> [REQUIRED WORK]
Pull out every line below that contains the word "React".

========================

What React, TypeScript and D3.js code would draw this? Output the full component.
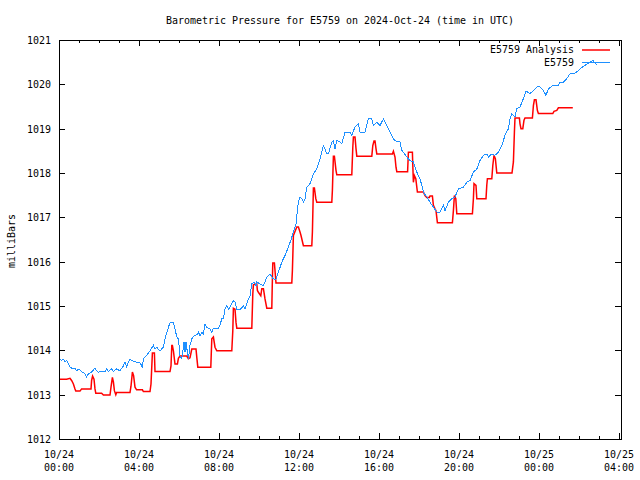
import React from "react";
import * as d3 from "d3";

const chartTitle = "Barometric Pressure for E5759 on 2024-Oct-24 (time in UTC)";
const yAxisLabel = "milliBars";
const analysisName = "E5759 Analysis";
const stationName = "E5759";

const tickHours = [0, 4, 8, 12, 16, 20, 24, 28];
const tickDates = ["10/24", "10/24", "10/24", "10/24", "10/24", "10/24", "10/25", "10/25"];
const tickTimes = ["00:00", "04:00", "08:00", "12:00", "16:00", "20:00", "00:00", "04:00"];
const yTickValues = [1012, 1013, 1014, 1015, 1016, 1017, 1018, 1019, 1020, 1021];

// hours since 2024-10-24 00:00 UTC, millibars
const analysisSeries: [number, number][] = [
  [0, 1013.35], [0.38, 1013.35], [0.55, 1013.37], [0.63, 1013.32], [0.72, 1013.24], [0.8, 1013.13],
  [0.84, 1013.08], [1.05, 1013.08], [1.13, 1013.13], [1.6, 1013.13], [1.63, 1013.32], [1.68, 1013.42],
  [1.75, 1013.35], [1.8, 1013.13], [1.84, 1013.03], [2.13, 1013.03], [2.22, 1012.99], [2.55, 1012.99],
  [2.6, 1013.17], [2.67, 1013.39], [2.72, 1013.29], [2.77, 1013.09], [2.84, 1013.0], [2.88, 1013.05],
  [3.55, 1013.05], [3.6, 1013.19], [3.67, 1013.51], [3.73, 1013.43], [3.8, 1013.17], [3.88, 1013.11],
  [4.17, 1013.11], [4.22, 1013.07], [4.55, 1013.07], [4.6, 1013.24], [4.67, 1013.94], [4.77, 1013.94],
  [4.8, 1013.52], [5.55, 1013.52], [5.6, 1013.65], [5.64, 1014.11], [5.67, 1014.11], [5.72, 1013.99],
  [5.8, 1013.69], [5.92, 1013.69], [5.97, 1013.82], [6.05, 1013.87], [6.39, 1013.87], [6.47, 1013.81],
  [6.55, 1013.83], [6.64, 1014.03], [6.85, 1014.03], [6.89, 1013.84], [6.94, 1013.62], [7.59, 1013.62],
  [7.64, 1014.26], [7.72, 1014.3], [7.8, 1014.07], [7.89, 1013.99], [8.64, 1013.99], [8.69, 1014.44],
  [8.72, 1014.95], [8.8, 1014.93], [8.85, 1014.63], [8.89, 1014.5], [9.64, 1014.5], [9.69, 1015.27],
  [9.72, 1015.48], [9.89, 1015.5], [9.92, 1015.35], [9.97, 1015.31], [10.09, 1015.23], [10.14, 1015.39],
  [10.22, 1015.39], [10.25, 1015.31], [10.3, 1015.16], [10.39, 1014.95], [10.64, 1014.95], [10.67, 1015.61],
  [10.69, 1015.97], [10.77, 1015.97], [10.85, 1015.52], [11.64, 1015.52], [11.67, 1015.8], [11.72, 1016.59],
  [11.89, 1016.78], [11.97, 1016.78], [12.05, 1016.67], [12.1, 1016.59], [12.22, 1016.36], [12.64, 1016.36],
  [12.67, 1016.67], [12.72, 1017.66], [12.77, 1017.66], [12.84, 1017.42], [12.89, 1017.34], [13.64, 1017.34],
  [13.67, 1017.61], [13.72, 1018.38], [13.77, 1018.38], [13.85, 1018.06], [13.89, 1017.96], [14.64, 1017.96],
  [14.69, 1018.58], [14.72, 1018.81], [14.8, 1018.81], [14.85, 1018.55], [14.89, 1018.38], [15.64, 1018.38],
  [15.69, 1018.62], [15.75, 1018.72], [15.8, 1018.72], [15.85, 1018.55], [15.89, 1018.43], [16.67, 1018.43],
  [16.72, 1018.49], [16.8, 1018.36], [16.85, 1018.13], [16.89, 1018.03], [17.43, 1018.03], [17.47, 1018.47],
  [17.67, 1018.47], [17.69, 1018.17], [17.72, 1017.79], [17.77, 1017.94], [17.84, 1017.87], [17.89, 1017.68],
  [17.92, 1017.57], [18.22, 1017.57], [18.3, 1017.49], [18.39, 1017.45], [18.52, 1017.45], [18.55, 1017.48],
  [18.67, 1017.48], [18.72, 1017.27], [18.8, 1017.19], [18.85, 1017.15], [18.92, 1016.88], [19.67, 1016.88],
  [19.72, 1017.15], [19.77, 1017.49], [19.84, 1017.42], [19.89, 1017.08], [20.67, 1017.08], [20.72, 1017.42],
  [20.75, 1017.76], [20.85, 1017.72], [20.89, 1017.42], [21.35, 1017.42], [21.39, 1017.73], [21.42, 1017.87],
  [21.64, 1017.87], [21.69, 1018.17], [21.75, 1018.4], [21.82, 1018.32], [21.89, 1018.0], [22.65, 1018.0],
  [22.72, 1018.25], [22.77, 1018.92], [22.8, 1019.24], [23.02, 1019.24], [23.05, 1019.11], [23.1, 1019.0],
  [23.19, 1019.0], [23.25, 1019.19], [23.3, 1019.24], [23.67, 1019.24], [23.72, 1019.52], [23.77, 1019.65],
  [23.85, 1019.65], [23.92, 1019.41], [23.97, 1019.34], [24.69, 1019.34], [24.75, 1019.39], [24.89, 1019.41],
  [24.97, 1019.47], [25.69, 1019.47],
];

const stationSeries: [number, number][] = [
  [0, 1013.81], [0.13, 1013.77], [0.2, 1013.81], [0.3, 1013.74], [0.38, 1013.77], [0.55, 1013.63],
  [0.63, 1013.6], [0.8, 1013.6], [0.88, 1013.54], [1.0, 1013.58], [1.13, 1013.52], [1.3, 1013.47],
  [1.38, 1013.4], [1.47, 1013.47], [1.63, 1013.51], [1.8, 1013.6], [1.88, 1013.54], [1.97, 1013.51],
  [2.13, 1013.52], [2.3, 1013.52], [2.38, 1013.58], [2.47, 1013.52], [2.63, 1013.58], [2.72, 1013.52],
  [2.88, 1013.58], [3.05, 1013.54], [3.22, 1013.65], [3.3, 1013.74], [3.38, 1013.63], [3.55, 1013.81],
  [3.63, 1013.77], [3.88, 1013.73], [4.05, 1013.72], [4.17, 1013.62], [4.22, 1013.81], [4.38, 1013.88],
  [4.55, 1013.99], [4.72, 1014.11], [4.8, 1014.03], [4.88, 1014.07], [5.05, 1013.99], [5.22, 1014.07],
  [5.3, 1014.26], [5.47, 1014.52], [5.55, 1014.62], [5.72, 1014.62], [5.8, 1014.48], [5.89, 1014.3],
  [5.97, 1014.26], [6.02, 1014.03], [6.05, 1013.88], [6.14, 1013.81], [6.19, 1013.96], [6.25, 1014.18],
  [6.3, 1013.96], [6.35, 1014.18], [6.42, 1013.96], [6.47, 1013.81], [6.55, 1014.11], [6.64, 1014.26],
  [6.72, 1014.32], [6.89, 1014.35], [6.97, 1014.41], [7.05, 1014.33], [7.14, 1014.41], [7.22, 1014.37],
  [7.3, 1014.6], [7.39, 1014.52], [7.55, 1014.48], [7.64, 1014.41], [7.72, 1014.5], [7.97, 1014.5],
  [8.05, 1014.57], [8.14, 1014.71], [8.22, 1014.72], [8.3, 1014.93], [8.39, 1015.01], [8.47, 1014.93],
  [8.55, 1014.97], [8.64, 1015.05], [8.72, 1015.12], [8.8, 1015.09], [8.89, 1014.92], [9.05, 1014.92],
  [9.22, 1015.0], [9.3, 1014.93], [9.39, 1015.05], [9.47, 1015.16], [9.55, 1015.23], [9.64, 1015.5],
  [9.75, 1015.54], [9.85, 1015.46], [9.89, 1015.54], [10.05, 1015.5], [10.22, 1015.46], [10.3, 1015.54],
  [10.39, 1015.65], [10.55, 1015.72], [10.72, 1015.61], [10.85, 1015.6], [10.97, 1015.76], [11.14, 1015.99],
  [11.3, 1016.14], [11.47, 1016.33], [11.59, 1016.48], [11.72, 1016.67], [11.85, 1016.85], [11.89, 1017.04],
  [11.97, 1017.34], [12.05, 1017.46], [12.14, 1017.42], [12.22, 1017.34], [12.3, 1017.42], [12.39, 1017.68],
  [12.55, 1017.76], [12.72, 1017.98], [12.89, 1018.09], [13.05, 1018.32], [13.22, 1018.62], [13.3, 1018.55],
  [13.39, 1018.43], [13.47, 1018.43], [13.64, 1018.7], [13.72, 1018.73], [13.8, 1018.55], [13.89, 1018.73],
  [14.05, 1018.7], [14.14, 1018.66], [14.3, 1018.92], [14.55, 1018.92], [14.64, 1018.85], [14.8, 1019.04],
  [14.97, 1019.11], [15.05, 1018.92], [15.3, 1018.92], [15.47, 1019.22], [15.64, 1019.22], [15.72, 1019.07],
  [15.89, 1019.15], [16.05, 1019.07], [16.22, 1019.22], [16.39, 1019.07], [16.55, 1018.92], [16.72, 1018.77],
  [16.89, 1018.7], [17.05, 1018.7], [17.14, 1018.51], [17.22, 1018.47], [17.39, 1018.36], [17.55, 1018.28],
  [17.72, 1018.25], [17.89, 1018.02], [18.05, 1017.87], [18.14, 1017.72], [18.22, 1017.57], [18.39, 1017.46],
  [18.55, 1017.34], [18.72, 1017.23], [18.89, 1017.12], [19.05, 1017.12], [19.22, 1017.27], [19.3, 1017.15],
  [19.47, 1017.34], [19.64, 1017.42], [19.8, 1017.46], [19.97, 1017.64], [20.22, 1017.68], [20.39, 1017.79],
  [20.55, 1017.83], [20.72, 1018.02], [20.89, 1018.09], [21.05, 1018.28], [21.22, 1018.4], [21.39, 1018.43],
  [21.47, 1018.36], [21.64, 1018.43], [21.8, 1018.4], [21.97, 1018.47], [22.14, 1018.62], [22.3, 1018.85],
  [22.47, 1019.0], [22.55, 1019.22], [22.64, 1019.34], [22.8, 1019.26], [22.89, 1019.45], [23.05, 1019.49],
  [23.22, 1019.68], [23.35, 1019.85], [23.55, 1019.79], [23.72, 1019.86], [23.89, 1019.94], [24.05, 1019.94],
  [24.22, 1019.86], [24.35, 1019.75], [24.47, 1019.9], [24.72, 1019.98], [24.97, 1019.98], [25.05, 1020.05],
  [25.22, 1020.05], [25.39, 1020.13], [25.55, 1020.24], [25.72, 1020.24], [25.89, 1020.28], [26.05, 1020.35],
  [26.3, 1020.43], [26.55, 1020.5], [26.69, 1020.54], [26.89, 1020.44],
];

const FONT = "'DejaVu Sans Mono', 'Liberation Mono', monospace";
const CHAR_W = 6;

function MonoText(props: { x: number; y: number; text: string; anchor?: "start" | "middle" | "end"; transform?: string }) {
  const { x, y, text, anchor = "start", transform } = props;
  return (
    <text
      x={x}
      y={y}
      textAnchor={anchor}
      fontFamily={FONT}
      fontSize={11}
      textLength={text.length * CHAR_W}
      lengthAdjust="spacingAndGlyphs"
      fill="#000"
      transform={transform}
    >
      {text}
    </text>
  );
}

export default function App() {
  const W = 640;
  const H = 480;
  const x = d3.scaleLinear().domain([0, 28.1]).range([59, 621]);
  const y = d3.scaleLinear().domain([1012, 1021]).range([439, 40]);
  const [x0, x1] = x.range();
  const [yb, yt] = y.range();

  const line = d3
    .line<[number, number]>()
    .x((d) => x(d[0]))
    .y((d) => y(d[1]));

  const hourTicks = d3.range(0, 29);

  const red = "#ff0000";
  const blue = "#1e90ff";

  return (
    <svg
      width={W}
      height={H}
      viewBox={`0 0 ${W} ${H}`}
      style={{ position: "absolute", left: 0, top: 0, background: "#fff", display: "block" }}
    >
      <rect x={0} y={0} width={W} height={H} fill="#fff" />
      <MonoText x={340} y={24} text={chartTitle} anchor="middle" />

      {/* y ticks */}
      {yTickValues.map((v) => (
        <g key={v}>
          <line x1={x0} x2={x0 + 6} y1={Math.round(y(v)) + 0.5} y2={Math.round(y(v)) + 0.5} stroke="#000" shapeRendering="crispEdges" />
          <line x1={x1 - 6} x2={x1} y1={Math.round(y(v)) + 0.5} y2={Math.round(y(v)) + 0.5} stroke="#000" shapeRendering="crispEdges" />
          <MonoText x={51} y={Math.round(y(v)) + 4} text={String(v)} anchor="end" />
        </g>
      ))}

      {/* x ticks */}
      {hourTicks.map((h) => {
        const major = h % 4 === 0;
        const len = major ? 6 : 3;
        const px = Math.round(x(h)) + 0.5;
        return (
          <g key={h}>
            <line x1={px} x2={px} y1={yb} y2={yb - len} stroke="#000" shapeRendering="crispEdges" />
            <line x1={px} x2={px} y1={yt} y2={yt + len} stroke="#000" shapeRendering="crispEdges" />
          </g>
        );
      })}
      {tickHours.map((h, i) => (
        <g key={"lbl" + h}>
          <MonoText x={x(h)} y={458} text={tickDates[i]} anchor="middle" />
          <MonoText x={x(h)} y={471} text={tickTimes[i]} anchor="middle" />
        </g>
      ))}

      {/* y label */}
      <MonoText x={0} y={0} text={yAxisLabel} anchor="middle" transform={`translate(15,241) rotate(-90)`} />

      {/* series */}
      <path d={line(analysisSeries) || ""} fill="none" stroke={red} strokeWidth={1.5} strokeLinejoin="miter" />
      <path d={line(stationSeries) || ""} fill="none" stroke={blue} strokeWidth={1} shapeRendering="crispEdges" />

      {/* legend */}
      <MonoText x={574} y={53} text={analysisName} anchor="end" />
      <line x1={582} x2={610} y1={50} y2={50} stroke={red} strokeWidth={1.5} />
      <MonoText x={574} y={66} text={stationName} anchor="end" />
      <line x1={582} x2={610} y1={62.5} y2={62.5} stroke={blue} strokeWidth={1} shapeRendering="crispEdges" />

      {/* frame */}
      <rect x={x0 + 0.5} y={yt + 0.5} width={x1 - x0} height={yb - yt} fill="none" stroke="#000" shapeRendering="crispEdges" />
    </svg>
  );
}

========================

> [ANSWER TO THE PROBLEM]
What React, TypeScript and D3.js code would draw this? Output the full component.
import React from "react";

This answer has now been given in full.